Todo eso es patente, visible, indiscutible, traducido en hechos y números. Una considerable masa humana queda envuelta, por voluntad propia, en esa oleada de repugnancia, que va mucho más allá de la política y afecta a la mera decencia humana.
Si eso se toma en cuenta, si no se pasa por alto y se olvida como si no existiera, se podrá mirar al porvenir con alguna confianza, con una dosis de esperanza. Si ocurre otra cosa, si se cierran los ojos y se tapan las narices, si no se extraen las inevitables consecuencias, habrá que sentir, más que pesimismo, desconsuelo.
Un grado ciertamente menor de repugnancia han suscitado también algunas actitudes, gestos y palabras a que hemos asistido el mes pasado. En primer lugar, la mentira. Habría que hacer el cómputo de las que se han vertido, reiteradamente, con el mayor énfasis, sin pruebas, sin justificación, para dejarlas caer inmediatamente de que hayan cumplido su papel y hayan hecho sus efectos. En esta época en que todo se conserva, en que todo queda registrado, hasta el agobio, se deberían recordar esas mentiras a sus autores, promotores y difusores, unirlas a su personalidad y significación, hacer que gravitaran así sobre su futuro, y en él fuesen tratados por la opinión de acuerdo con ello.
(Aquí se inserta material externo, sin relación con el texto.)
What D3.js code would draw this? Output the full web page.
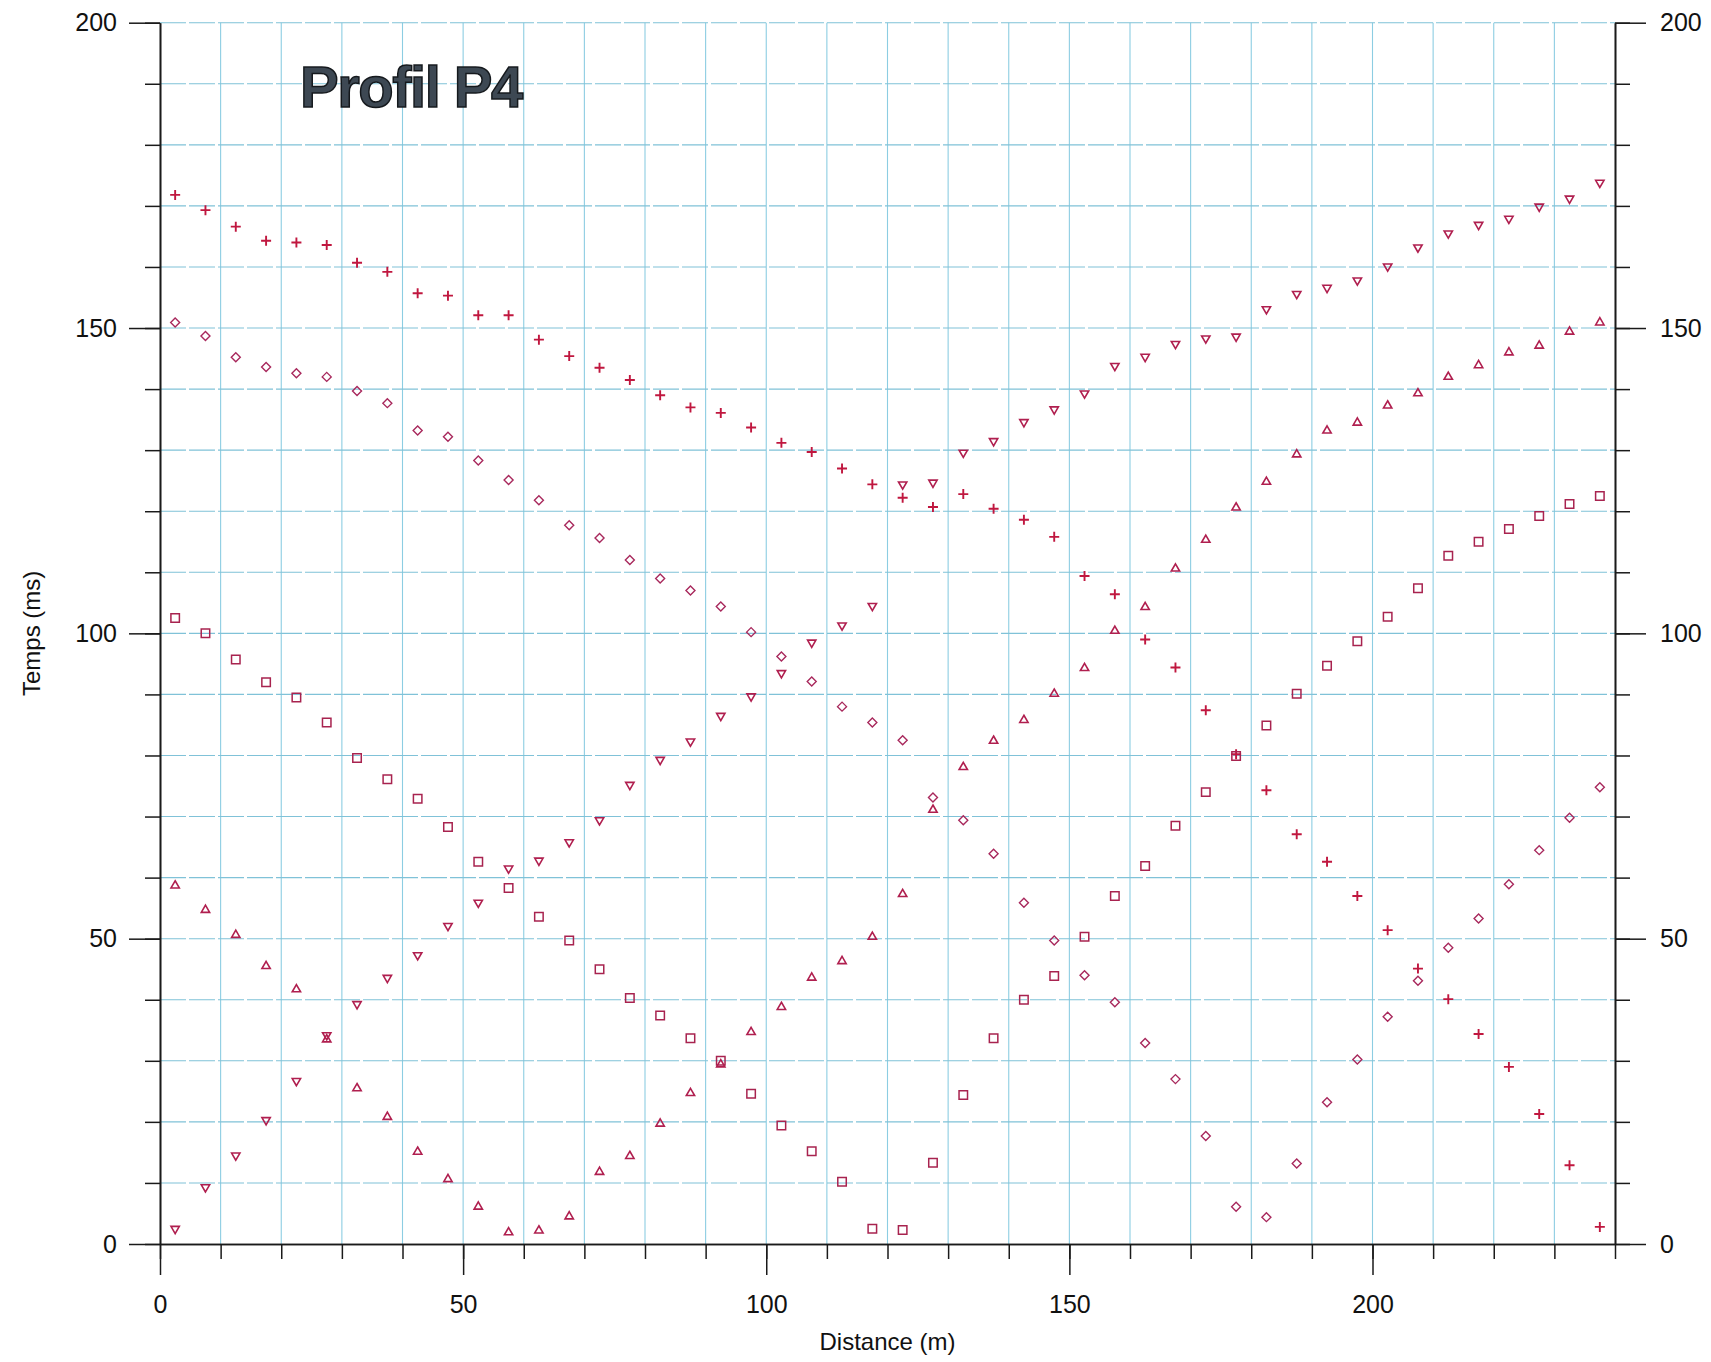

Otro capítulo interesante, y que invita a la reflexión, es la expresión. He insistido mil veces, desde hace más de medio siglo, en la radical diferencia entre la retórica y la propaganda. No puede decirse que haya abundado la buena retórica, porque el arte de hablar -y escribir- es el nervio de la política, sobre todo de la democrática, y hoy no está, en ninguna parte, en su mejor momento. Pero se ha utilizado la propaganda, en sus formas más envilecedoras, con profusión, y se ha llevado al extremo el desprecio por la lengua, la grosería, la falta a los más exigibles requisitos de civilidad.
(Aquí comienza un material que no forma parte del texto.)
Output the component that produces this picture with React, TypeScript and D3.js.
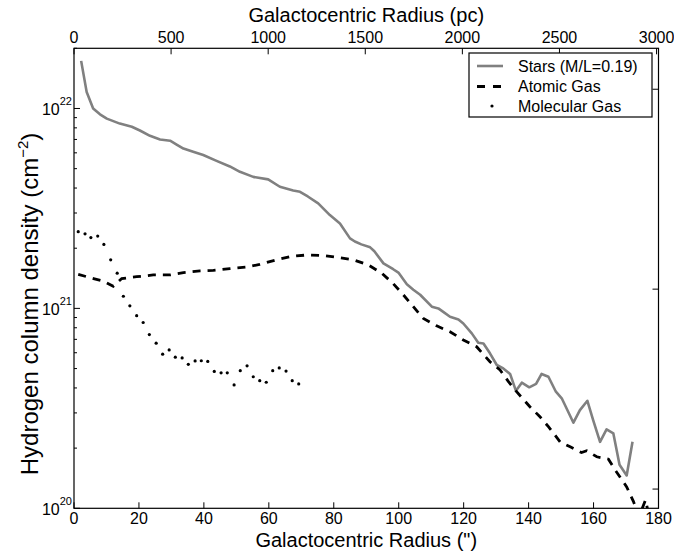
import React from "react";
import * as d3 from "d3";

// ---------- data ----------
const starsR = [2.2, 3.9, 5.9, 8.0, 10.1, 14.1, 17.8, 20.3, 23.4, 26.5, 29.6, 31.6, 33.7, 36.7, 39.8, 43.9, 48.0, 51.1, 55.2, 59.8, 63.4, 67.5, 69.6, 72.0, 75.2, 78.8, 81.9, 85.0, 86.5, 88.5, 91.2, 92.5, 95.3, 98.3, 99.9, 102.5, 104.5, 106.6, 110.2, 112.2, 113.5, 115.8, 118.4, 119.9, 122.5, 124.5, 126.1, 128.1, 130.2, 132.2, 134.3, 136.1, 137.9, 140.2, 142.3, 144.0, 146.1, 148.4, 150.2, 153.8, 155.8, 158.1, 159.9, 162.0, 164.0, 166.1, 168.0, 170.2, 172.0];
const starsN = [1.73e22, 1.21e22, 1.0e22, 9.35e21, 8.9e21, 8.4e21, 8.1e21, 7.76e21, 7.3e21, 7.0e21, 6.9e21, 6.6e21, 6.3e21, 6.07e21, 5.85e21, 5.47e21, 5.13e21, 4.82e21, 4.55e21, 4.42e21, 4.06e21, 3.89e21, 3.83e21, 3.63e21, 3.35e21, 2.93e21, 2.66e21, 2.24e21, 2.16e21, 2.09e21, 2.02e21, 1.93e21, 1.68e21, 1.57e21, 1.51e21, 1.32e21, 1.24e21, 1.17e21, 1.02e21, 1.0e21, 9.66e20, 9.08e20, 8.8e20, 8.4e20, 7.5e20, 6.73e20, 6.68e20, 5.96e20, 5.21e20, 5.01e20, 4.7e20, 3.87e20, 4.25e20, 4.03e20, 4.19e20, 4.7e20, 4.55e20, 3.83e20, 3.55e20, 2.68e20, 3.1e20, 3.45e20, 2.75e20, 2.15e20, 2.48e20, 2.37e20, 1.65e20, 1.46e20, 2.15e20];

const atomicR = [1.3, 6.0, 9.0, 12.1, 14.7, 19.3, 24.4, 29.6, 33.7, 38.8, 42.9, 48.0, 53.2, 57.2, 62.4, 67.0, 71.7, 76.5, 81.0, 86.0, 90.6, 94.8, 98.3, 101.4, 104.5, 107.6, 111.5, 115.8, 119.9, 124.0, 128.1, 131.2, 133.8, 136.3, 140.4, 143.5, 146.1, 149.7, 152.8, 156.3, 157.9, 161.0, 164.6, 166.6, 170.2, 172.3, 174.0, 176.0, 178.0];
const atomicN = [1.48e21, 1.41e21, 1.37e21, 1.29e21, 1.41e21, 1.44e21, 1.47e21, 1.47e21, 1.51e21, 1.54e21, 1.55e21, 1.58e21, 1.61e21, 1.66e21, 1.75e21, 1.82e21, 1.85e21, 1.84e21, 1.8e21, 1.75e21, 1.65e21, 1.5e21, 1.33e21, 1.17e21, 1.02e21, 8.9e20, 8.2e20, 7.64e20, 6.95e20, 6.43e20, 5.41e20, 4.92e20, 4.3e20, 3.83e20, 3.22e20, 2.87e20, 2.56e20, 2.15e20, 2.03e20, 1.9e20, 1.94e20, 1.81e20, 1.76e20, 1.56e20, 1.28e20, 1.08e20, 9.1e19, 1.1e20, 7.9e19];

const molR = [1.3, 3.4, 5.2, 7.3, 9.2, 11.3, 13.3, 15.2, 17.2, 19.3, 21.3, 23.2, 25.3, 27.3, 29.3, 31.2, 33.3, 35.2, 37.3, 39.2, 41.2, 43.2, 45.3, 47.2, 49.3, 51.2, 53.3, 55.2, 57.2, 59.2, 61.2, 63.2, 65.3, 67.2, 69.2];
const molN = [2.42e21, 2.36e21, 2.26e21, 2.3e21, 2.09e21, 1.75e21, 1.5e21, 1.15e21, 1.03e21, 9.2e20, 8.5e20, 7.4e20, 6.7e20, 5.9e20, 6.2e20, 5.7e20, 5.65e20, 5.25e20, 5.46e20, 5.47e20, 5.43e20, 4.84e20, 4.76e20, 4.76e20, 4.14e20, 4.88e20, 5.16e20, 4.55e20, 4.35e20, 4.27e20, 4.88e20, 5.04e20, 4.86e20, 4.35e20, 4.19e20];

const xTicks = [0, 20, 40, 60, 80, 100, 120, 140, 160, 180];
const pcTicks = [0, 500, 1000, 1500, 2000, 2500, 3000];
const yMajor = [1e20, 1e21, 1e22];
const rightTicks = [1, 10, 100]; // M_sun / pc^2
const legendLabels = ["Stars (M/L=0.19)", "Atomic Gas", "Molecular Gas"];

const FONT = "'Liberation Sans', Arial, Helvetica, sans-serif";

export default function App() {
  const W = 674, H = 557;
  const L = 74, R = 658.5, T = 48.3, B = 508.3;
  const x = d3.scaleLinear().domain([0, 180]).range([L, R]);
  const xpc = d3.scaleLinear().domain([0, 3010]).range([L, R]);
  const y = d3.scaleLog().domain([1e20, 2e22]).range([B, T]);
  const msunToN = 1.248e20;

  const minor: number[] = [];
  for (const dec of [1e20, 1e21]) for (let k = 2; k <= 9; k++) minor.push(k * dec);
  minor.push(2e22);

  const line = d3.line<[number, number]>().x(d => x(d[0])).y(d => y(d[1]));
  const stars = line(starsR.map((r, i) => [r, starsN[i]]));
  const atomic = line(atomicR.map((r, i) => [r, atomicN[i]]));

  const rowsY = [66, 86.5, 106];

  return (
    <svg width={W} height={H} style={{ position: "absolute", left: 0, top: 0, background: "#fff" }} fontFamily={FONT}>
      <defs>
        <clipPath id="plotclip">
          <rect x={L} y={T} width={R - L} height={B - T} />
        </clipPath>
      </defs>
      <rect x={0} y={0} width={W} height={H} fill="#fff" />

      {/* data */}
      <g clipPath="url(#plotclip)">
        <path d={stars || ""} fill="none" stroke="#808080" strokeWidth={2.6} strokeLinejoin="round" />
        <path d={atomic || ""} fill="none" stroke="#000" strokeWidth={2.8} strokeDasharray="8,7" />
        {molR.map((r, i) => (
          <circle key={i} cx={x(r)} cy={y(molN[i])} r={1.6} fill="#000" />
        ))}
      </g>

      {/* frame */}
      <rect x={L} y={T} width={R - L} height={B - T} fill="none" stroke="#000" strokeWidth={1.2} />

      {/* bottom ticks */}
      {xTicks.map(t => (
        <g key={"xb" + t}>
          <line x1={x(t)} x2={x(t)} y1={B} y2={B - 6} stroke="#000" strokeWidth={1} />
          <text x={x(t)} y={B + 15.5} fontSize={16} textAnchor="middle">{t}</text>
        </g>
      ))}
      {/* top ticks */}
      {pcTicks.map(t => (
        <g key={"xt" + t}>
          <line x1={xpc(t)} x2={xpc(t)} y1={T} y2={T + 6} stroke="#000" strokeWidth={1} />
          <text x={xpc(t)} y={T - 5} fontSize={16} textAnchor="middle">{t}</text>
        </g>
      ))}
      {/* left major ticks */}
      {yMajor.map(t => (
        <g key={"ym" + t}>
          <line x1={L} x2={L + 6} y1={y(t)} y2={y(t)} stroke="#000" strokeWidth={1} />
          <text x={72} y={y(t) + 7} fontSize={16} textAnchor="end">
            10<tspan dy={-10} fontSize={11}>{Math.round(Math.log10(t))}</tspan>
          </text>
        </g>
      ))}
      {minor.map(t => (
        <line key={"mn" + t} x1={L} x2={L + 3} y1={y(t)} y2={y(t)} stroke="#000" strokeWidth={1} />
      ))}
      {/* right ticks (surface density) */}
      {rightTicks.map(t => (
        <line key={"rt" + t} x1={R} x2={R - 6} y1={y(t * msunToN)} y2={y(t * msunToN)} stroke="#000" strokeWidth={1} />
      ))}

      {/* titles */}
      <text x={(L + R) / 2} y={22} fontSize={20} textAnchor="middle">Galactocentric Radius (pc)</text>
      <text x={(L + R) / 2} y={547} fontSize={20} textAnchor="middle">Galactocentric Radius (")</text>
      <text transform={`translate(38, 304) rotate(-90)`} fontSize={24} textAnchor="middle">
        Hydrogen column density (cm<tspan dy={-10} fontSize={15}>−2</tspan><tspan dy={10}>)</tspan>
      </text>

      {/* legend */}
      <rect x={469} y={53} width={183} height={64} fill="#fff" stroke="#000" strokeWidth={1.2} />
      <line x1={477} x2={503} y1={rowsY[0]} y2={rowsY[0]} stroke="#808080" strokeWidth={2.6} />
      <line x1={477} x2={503} y1={rowsY[1]} y2={rowsY[1]} stroke="#000" strokeWidth={2.8} strokeDasharray="8,8" />
      <circle cx={492} cy={rowsY[2]} r={1.6} fill="#000" />
      {legendLabels.map((lab, i) => (
        <text key={lab} x={518} y={rowsY[i] + 5.5} fontSize={16}>{lab}</text>
      ))}
    </svg>
  );
}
¿Se puede aceptar esto? ¿Es admisible en el trato humano, en la convivencia? El que falta a los más elementales principios, ¿no se excluye a sí mismo del respeto, de la consideración, de la posibilidad de ser tenido en cuenta? Todo lo que acabo de mencionar es bien reciente, ha tenido existencia pública, puede y debe "constar". Si es así, se trata de una experiencia en parte penosa, pero valiosa y útil. El arte supremo de la vida es "distinguir de personas". Esto va mucho más allá de la política, fenómeno relativamente superficial, aunque sus consecuencias pueden ser muy graves. Cuando las personas se agrupan en partidos o movimientos, esa capacidad de distinción es imperativa.
Lo que está en juego permanentemente es la estimación. En la vida privada sobre todo, pero también en la pública, en las instituciones, en los partidos, en las agrupaciones de toda índole que hoy pululan y tienen un influjo considerable.
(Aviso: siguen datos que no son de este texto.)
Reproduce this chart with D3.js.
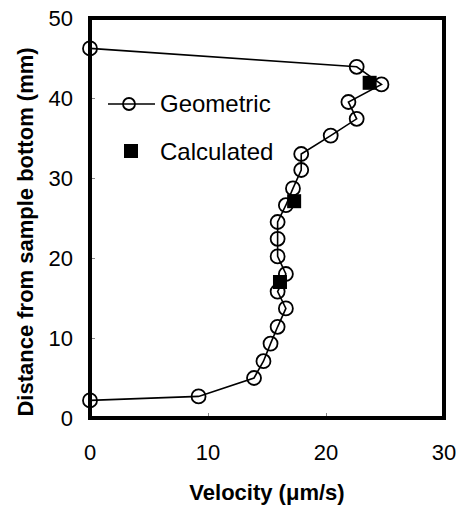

Creo que hay que recurrir de todo eso a las personas individuales. Si cada uno de nosotros intenta ponerse en claro consigo mismo, medir su estimación o desestimación, y obrar en consecuencia, se podrá confiar en el porvenir.
El haber tenido que hablar de la repugnancia o el asco no debe dirigir nuestra atención exclusiva ni primariamente hacia esos aspectos. Importa todavía más tener en claro qué o quién es admirable. Un país vive sobre todo del entusiasmo, la ilusión, la esperanza. Es esencial que estas actitudes estén justificadas, regidas por el acierto. Pero su ausencia es todavía más perniciosa que alguna fracción de error. Se podría ver, a lo largo de la historia, en diversos países, cómo lo decisivo ha sido la movilización de la atención y las energías hacia algo digno de suscitar entusiasmo.
Los españoles tenemos una larga historia que permitiría comprobarlo, si la conociéramos. Tenemos una experiencia reciente, vivida por nosotros, con posibilidades que podemos examinar, recordar, valorar. Tenemos que elegir. El acierto no requiere más que dos condiciones: memoria y libertad; quiero decir, elegir desde cada uno de nosotros y no desde lo que nos digan.